Date: November 1, 2019

 

/s/ Paul P. Egge

Paul P. Egge

Chief Financial Officer

 

Exhibit 32.1

CERTIFICATION PURSUANT TO 18 U.S.C. SECTION 1350 (AS ADOPTED PURSUANT TO SECTION 906 OF THE SARBANES-OXLEY ACT OF 2002)

In connection with the Quarterly Report of Allegiance Bancshares, Inc. (the “Company”) on Form 10-Q for the period ending September 30, 2019 as filed with the Securities and Exchange Commission on the date hereof (the “Report”), I, George Martinez, Chairman and Chief Executive Officer of the Company, certify, pursuant to 18 U.S.C. Section 1350, as adopted pursuant to Section 906 of the Sarbanes-Oxley Act of 2002, that:

1. The Report fully complies with the requirements of Section 13(a) or 15(d) of the Securities Exchange Act of 1934, as amended; and

2. The information contained in the Report fairly presents, in all material respects, the financial condition and operating results of the Company as of the dates and for the periods expressed in the Report.

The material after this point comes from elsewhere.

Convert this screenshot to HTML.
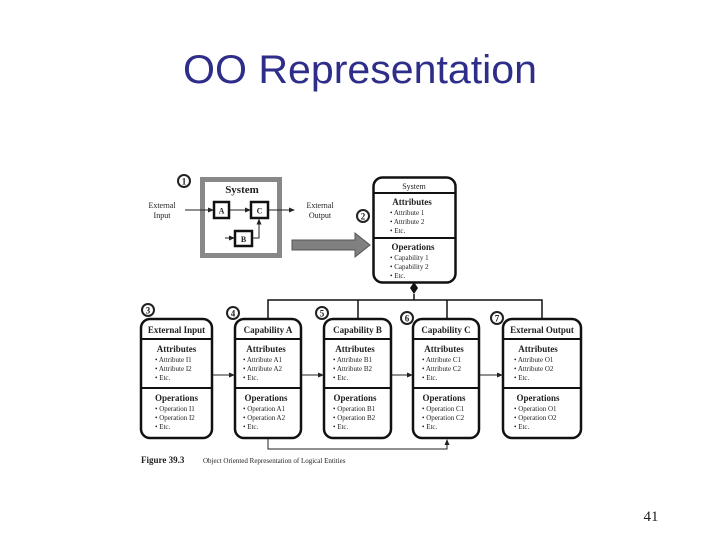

IN WITNESS WHEREOF, the undersigned has executed this Certificate, effective as of November 1, 2019.

 

/s/ George Martinez

George Martinez

Chairman and Chief Executive Officer

 

Exhibit 32.2

CERTIFICATION PURSUANT TO 18 U.S.C. SECTION 1350 (AS ADOPTED PURSUANT TO SECTION 906 OF THE SARBANES-OXLEY ACT OF 2002)

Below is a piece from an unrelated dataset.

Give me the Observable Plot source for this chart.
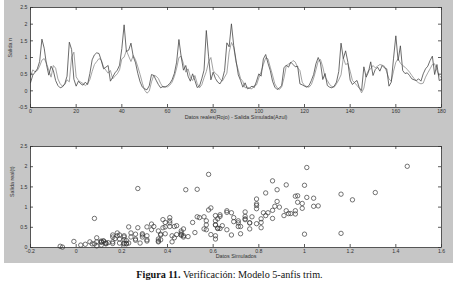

In connection with the Quarterly Report of Allegiance Bancshares, Inc. (the “Company”) on Form 10-Q for the period ending September 30, 2019 as filed with the Securities and Exchange Commission on the date hereof (the “Report”), I, Paul P. Egge, Chief Financial Officer of the Company, certify, pursuant to 18 U.S.C. Section 1350, as adopted pursuant to Section 906 of the Sarbanes-Oxley Act of 2002, that:

1. The Report fully complies with the requirements of Section 13(a) or 15(d) of the Securities Exchange Act of 1934, as amended; and

2. The information contained in the Report fairly presents, in all material respects, the financial condition and operating results of the Company as of the dates and for the periods expressed in the Report.

IN WITNESS WHEREOF, the undersigned has executed this Certificate, effective as of November 1, 2019.